■ **What the exercise asks**
Starting at the first line of the data, print each line verbatim up to and including the line bearing "[-0.008, -0.006, -0.004, -0.002, 0, 0.002, 0.004, 0.006];", omitting pictures.

### Stored data

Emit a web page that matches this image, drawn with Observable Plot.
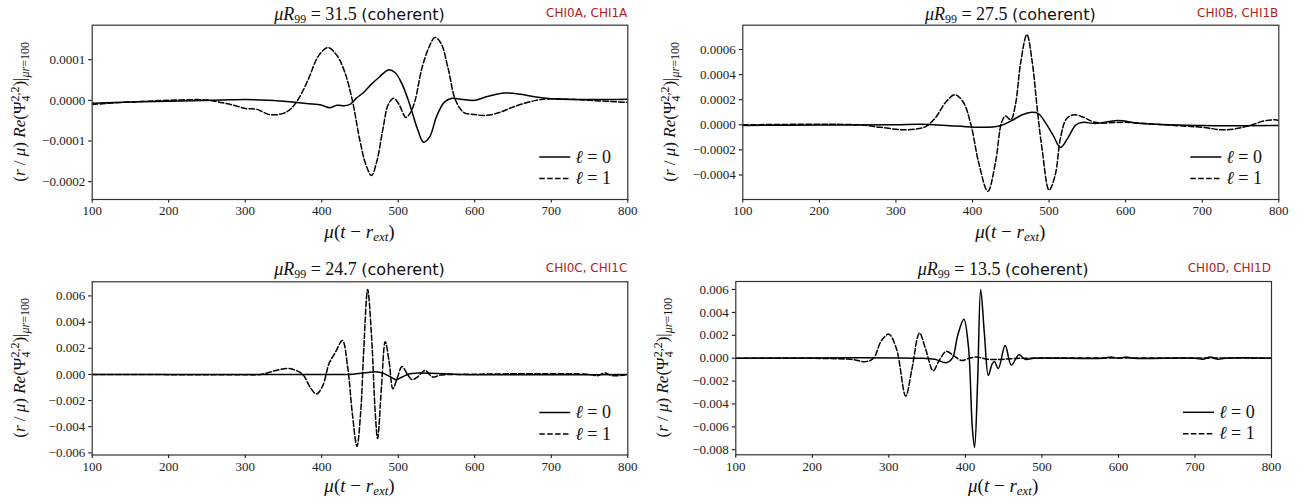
<!DOCTYPE html>
<html><head><meta charset="utf-8">
<script src="https://cdn.jsdelivr.net/npm/d3@7"></script>
<script src="https://cdn.jsdelivr.net/npm/@observablehq/plot@0.6"></script>
<style>
body{margin:0;background:#fff;}
#root{position:relative;width:1306px;height:504px;overflow:hidden;}
#root > svg{position:absolute;}
</style></head><body><div id="root"></div>
<script>
// ---------- data ----------
const xTicks = [100, 200, 300, 400, 500, 600, 700, 800];
const radii = ["31.5", "27.5", "24.7", "13.5"];
const runLabels = ["CHI0A, CHI1A", "CHI0B, CHI1B", "CHI0C, CHI1C", "CHI0D, CHI1D"];
const legendLabels = ["0", "1"];

const yTicksA = [-0.0002, -0.0001, 0, 0.0001];
const yTicksB = [-0.0004, -0.0002, 0, 0.0002, 0.0004, 0.0006];
const yTicksC = [-0.006, -0.004, -0.002, 0, 0.002, 0.004, 0.006];
const yTicksD = [-0.008, -0.006, -0.004, -0.002, 0, 0.002, 0.004, 0.006];

const l0A = [[100,-0.000007],[150,-0.000004],[200,-0.000002],[270,0.000001],[300,0.000002],[320,0.000001],[350,-0.000002],[380,-0.000008],[400,-0.000012],[410,-0.000018],[420,-0.000012],[430,-0.000013],[437,-0.00001],[445,0.000005],[455,0.00002],[465,0.00004],[475,0.000057],[487,0.000075],[496,0.000068],[505,0.00004],[515,-0.00001],[525,-0.00007],[533,-0.000103],[541,-0.00009],[550,-0.00004],[560,-0.000005],[570,0.000005],[582,0.000003],[600,0.0],[615,0.000009],[640,0.000018],[660,0.000015],[680,0.000008],[700,0.000004],[750,0.000002],[800,0.000003]];
const l1A = [[100,-0.00001],[150,-0.000004],[200,0.0],[250,0.000001],[270,-0.000006],[285,-0.000012],[300,-0.00002],[315,-0.000022],[332,-0.000035],[350,-0.000032],[360,-0.00002],[370,0.000005],[382,0.00005],[396,0.00011],[408,0.00013],[420,0.00011],[430,0.00007],[440,0.0],[450,-0.0001],[458,-0.00016],[465,-0.000185],[472,-0.00015],[480,-0.00007],[487,-0.00001],[494,0.000005],[501,-0.00001],[510,-0.000042],[516,-0.00003],[522,0.0],[531,0.00008],[540,0.00013],[548,0.000155],[556,0.00014],[565,0.00008],[575,0.0],[586,-0.00003],[600,-0.000035],[615,-0.000037],[632,-0.00003],[652,-0.000015],[680,0.0],[700,0.000004],[750,0.0],[800,-0.000005]];

const l0B = [[100,-0.000005],[200,-0.000002],[300,0.0],[330,0.000005],[380,-0.00001],[410,-0.00002],[435,-0.00001],[450,0.00003],[465,0.00008],[477,0.0001],[486,0.00009],[495,0.00002],[505,-0.00008],[515,-0.00018],[525,-0.0001],[535,0.0],[545,0.00002],[560,0.00001],[590,0.000035],[620,0.00001],[700,-0.000005],[800,-0.000005]];
const l1B = [[100,0.0],[250,0.0],[280,-0.00002],[310,-0.00004],[330,-0.00003],[340,-0.00001],[352,0.00006],[365,0.00018],[377,0.00024],[388,0.00018],[398,0.0],[408,-0.0003],[420,-0.00053],[430,-0.0003],[438,0.00002],[443,0.00007],[450,0.00004],[456,0.00016],[463,0.0005],[471,0.00072],[478,0.0005],[485,0.0001],[491,-0.0002],[500,-0.00052],[508,-0.0004],[515,-0.0001],[523,0.00005],[533,0.00008],[545,0.00006],[560,0.00002],[600,0.00002],[650,0.0],[700,-0.00002],[730,-0.00004],[760,-0.00001],[780,0.00003],[795,0.00004],[800,0.000035]];

const l0C = [[100,0.0],[400,0.0],[440,0.00002],[460,0.00015],[470,0.0002],[480,0.0001],[490,-0.0002],[497,-0.0004],[505,-0.0002],[515,0.00005],[525,0.0001],[560,0.00006],[580,0.0],[800,0.0]];
const l1C = [[100,0.0],[290,-0.00002],[320,0.0],[340,0.0003],[358,0.00045],[375,0.0],[385,-0.001],[393,-0.0015],[401,-0.0009],[410,0.0009],[418,0.0017],[427,0.0026],[434,0.0005],[440,-0.003],[446,-0.0055],[451,-0.0028],[455,0.002],[460,0.0065],[465,0.003],[470,-0.003],[473,-0.0049],[478,-0.001],[483,0.0025],[488,0.001],[493,-0.0011],[498,-0.0004],[505,0.0006],[512,0.0],[518,-0.0004],[525,-0.0002],[535,0.0003],[545,-0.0002],[555,-0.00005],[580,0.0],[750,0.0],[760,-0.0001],[770,0.0001],[780,-0.0001],[800,0.0]];

const l0D = [[100,0.0],[340,0.0],[360,-0.0001],[375,-0.0004],[383,0.0],[390,0.002],[398,0.0034],[404,0.001],[409,-0.006],[412,-0.0078],[416,-0.002],[420,0.006],[425,0.002],[430,-0.0015],[435,-0.0005],[438,-0.0003],[443,-0.0009],[452,0.0011],[460,-0.0006],[470,0.0003],[478,-0.0001],[490,0.0],[580,0.0],[590,0.0001],[600,0.0],[610,0.0001],[620,0.0],[700,0.0],[710,-0.0001],[720,0.0001],[730,-0.0001],[740,0.0],[800,0.0]];
const l1D = [[100,0.0],[250,-0.0001],[270,-0.0003],[280,0.0],[290,0.0015],[300,0.0021],[310,0.0008],[322,-0.0033],[330,-0.001],[340,0.0022],[348,0.0008],[358,-0.0011],[365,-0.0003],[375,0.0006],[385,0.0002],[395,-0.0002],[405,0.0],[415,0.0001],[430,-0.0001],[480,0.0],[800,0.0]];

// ---------- layout ----------
const panels = [
  {ox:0,   oy:0,   fx0:91.7,  fx1:627.3,  fy0:24.7,  fy1:199,   yd:[-0.000244,0.000185], yt:yTicksA, fmt:".4f", l0:l0A, l1:l1A, tb:20,  xb:238},
  {ox:650, oy:0,   fx0:742.3, fx1:1278.3, fy0:24.7,  fy1:199,   yd:[-0.000595,0.000794], yt:yTicksB, fmt:".4f", l0:l0B, l1:l1B, tb:20,  xb:238},
  {ox:0,   oy:254, fx0:91.7,  fx1:627.3,  fy0:281.3, fy1:454.5, yd:[-0.00616,0.00708],   yt:yTicksC, fmt:".3f", l0:l0C, l1:l1C, tb:275, xb:492},
  {ox:650, oy:254, fx0:735.3, fx1:1271,   fy0:281,   fy1:454.3, yd:[-0.00844,0.0067],    yt:yTicksD, fmt:".3f", l0:l0D, l1:l1D, tb:275, xb:492}
];
const W = 650, H = 250;
const root = document.getElementById("root");
const serif = "Liberation Serif, DejaVu Serif, serif";
const sans = "DejaVu Sans, Open Sans, sans-serif";

panels.forEach((p) => {
  const fmt = d3.format(p.fmt);
  const chart = Plot.plot({
    width: W, height: H,
    marginLeft: p.fx0 - p.ox, marginRight: p.ox + W - p.fx1,
    marginTop: p.fy0 - p.oy, marginBottom: p.oy + H - p.fy1,
    style: {background: "transparent", overflow: "visible", fontFamily: serif, fontSize: "13px"},
    x: {domain: [100, 800], ticks: xTicks, tickFormat: d => String(d), tickSize: 3.5, tickPadding: 3, label: null},
    y: {domain: p.yd, ticks: p.yt, tickFormat: fmt, tickSize: 3.5, tickPadding: 3.5, label: null},
    marks: [
      Plot.line(p.l1, {x: d => d[0], y: d => d[1], curve: "catmull-rom", stroke: "#000", strokeWidth: 1.5, strokeDasharray: "5.5,2.4", clip: true}),
      Plot.line(p.l0, {x: d => d[0], y: d => d[1], curve: "catmull-rom", stroke: "#000", strokeWidth: 1.5, clip: true}),
      Plot.frame({stroke: "#333", strokeWidth: 1.2})
    ]
  });
  chart.style.left = p.ox + "px";
  chart.style.top = p.oy + "px";
  d3.select(chart).attr("font-family", serif).attr("font-size", 13);
  d3.select(chart).selectAll("g").filter(function() { return this.getAttribute("font-size") || this.getAttribute("font-family"); })
    .attr("font-family", serif).attr("font-size", 13);
  d3.select(chart).selectAll("text")
    .attr("font-family", serif).attr("font-size", 13).attr("fill", "#222")
    .style("font-family", serif).style("font-size", "13px");
  root.appendChild(chart);
});

// ---------- overlay text ----------
const ov = d3.select(root).append("svg")
  .attr("width", 1306).attr("height", 504)
  .style("left", "0px").style("top", "0px").style("pointer-events", "none");

panels.forEach((p, i) => {
  const cx = (p.fx0 + p.fx1) / 2, cy = (p.fy0 + p.fy1) / 2;
  // title
  const t = ov.append("text").attr("x", cx).attr("y", p.tb).attr("text-anchor", "middle")
    .attr("font-size", 18).attr("fill", "#111").attr("font-family", serif);
  t.append("tspan").attr("font-style", "italic").text("μR");
  t.append("tspan").attr("font-size", 12).attr("dy", 3).text("99");
  t.append("tspan").attr("dy", -3).text(" = " + radii[i] + " ");
  t.append("tspan").attr("font-family", sans).attr("font-size", 16).text("(coherent)");
  // run label
  ov.append("text").attr("x", p.fx1).attr("y", p.tb - 3).attr("text-anchor", "end")
    .attr("font-family", sans).attr("font-size", 12).attr("fill", "#b0201c").text(runLabels[i]);
  // x label
  const xl = ov.append("text").attr("x", cx).attr("y", p.xb).attr("text-anchor", "middle")
    .attr("font-family", serif).attr("font-size", 19).attr("fill", "#111");
  xl.append("tspan").attr("font-style", "italic").text("μ");
  xl.append("tspan").text("(");
  xl.append("tspan").attr("font-style", "italic").text("t");
  xl.append("tspan").text(" − ");
  xl.append("tspan").attr("font-style", "italic").text("r");
  xl.append("tspan").attr("font-style", "italic").attr("font-size", 13).attr("dy", 3).text("ext");
  xl.append("tspan").attr("dy", -3).text(")");
  // y label
  const yl = ov.append("text").attr("transform", `translate(${p.fx0 - 67},${cy}) rotate(-90)`)
    .attr("text-anchor", "middle").attr("font-family", serif).attr("font-size", 17).attr("fill", "#111");
  yl.append("tspan").text("(");
  yl.append("tspan").attr("font-style", "italic").text("r");
  yl.append("tspan").text(" / ");
  yl.append("tspan").attr("font-style", "italic").text("μ");
  yl.append("tspan").text(") ");
  yl.append("tspan").attr("font-style", "italic").text("Re");
  yl.append("tspan").text("(Ψ");
  yl.append("tspan").attr("font-size", 12).attr("dy", -6).text("2,2");
  yl.append("tspan").attr("font-size", 12).attr("dx", -15).attr("dy", 11).text("4");
  yl.append("tspan").attr("dx", 9).attr("dy", -5).text(")|");
  yl.append("tspan").attr("font-size", 12).attr("font-style", "italic").attr("dy", 4).text("μr");
  yl.append("tspan").attr("font-size", 12).text("=100");
  // legend
  [0, 1].forEach(k => {
    const ry = p.fy1 - 42 + k * 21.5;
    ov.append("line").attr("x1", p.fx1 - 88).attr("x2", p.fx1 - 57).attr("y1", ry).attr("y2", ry)
      .attr("stroke", "#000").attr("stroke-width", 1.5).attr("stroke-dasharray", k ? "5.5,2.4" : null);
    const lt = ov.append("text").attr("x", p.fx1 - 52).attr("y", ry + 5.5).attr("font-family", serif)
      .attr("font-size", 18).attr("fill", "#111");
    lt.append("tspan").attr("font-style", "italic").text("ℓ");
    lt.append("tspan").text(" = " + legendLabels[k]);
  });
});
</script>
</body></html>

######

■ **Exercise output**
Emit a web page that matches this image, drawn with Observable Plot.
<!DOCTYPE html>
<html><head><meta charset="utf-8">
<script src="https://cdn.jsdelivr.net/npm/d3@7"></script>
<script src="https://cdn.jsdelivr.net/npm/@observablehq/plot@0.6"></script>
<style>
body{margin:0;background:#fff;}
#root{position:relative;width:1306px;height:504px;overflow:hidden;}
#root > svg{position:absolute;}
</style></head><body><div id="root"></div>
<script>
// ---------- data ----------
const xTicks = [100, 200, 300, 400, 500, 600, 700, 800];
const radii = ["31.5", "27.5", "24.7", "13.5"];
const runLabels = ["CHI0A, CHI1A", "CHI0B, CHI1B", "CHI0C, CHI1C", "CHI0D, CHI1D"];
const legendLabels = ["0", "1"];

const yTicksA = [-0.0002, -0.0001, 0, 0.0001];
const yTicksB = [-0.0004, -0.0002, 0, 0.0002, 0.0004, 0.0006];
const yTicksC = [-0.006, -0.004, -0.002, 0, 0.002, 0.004, 0.006];
const yTicksD = [-0.008, -0.006, -0.004, -0.002, 0, 0.002, 0.004, 0.006];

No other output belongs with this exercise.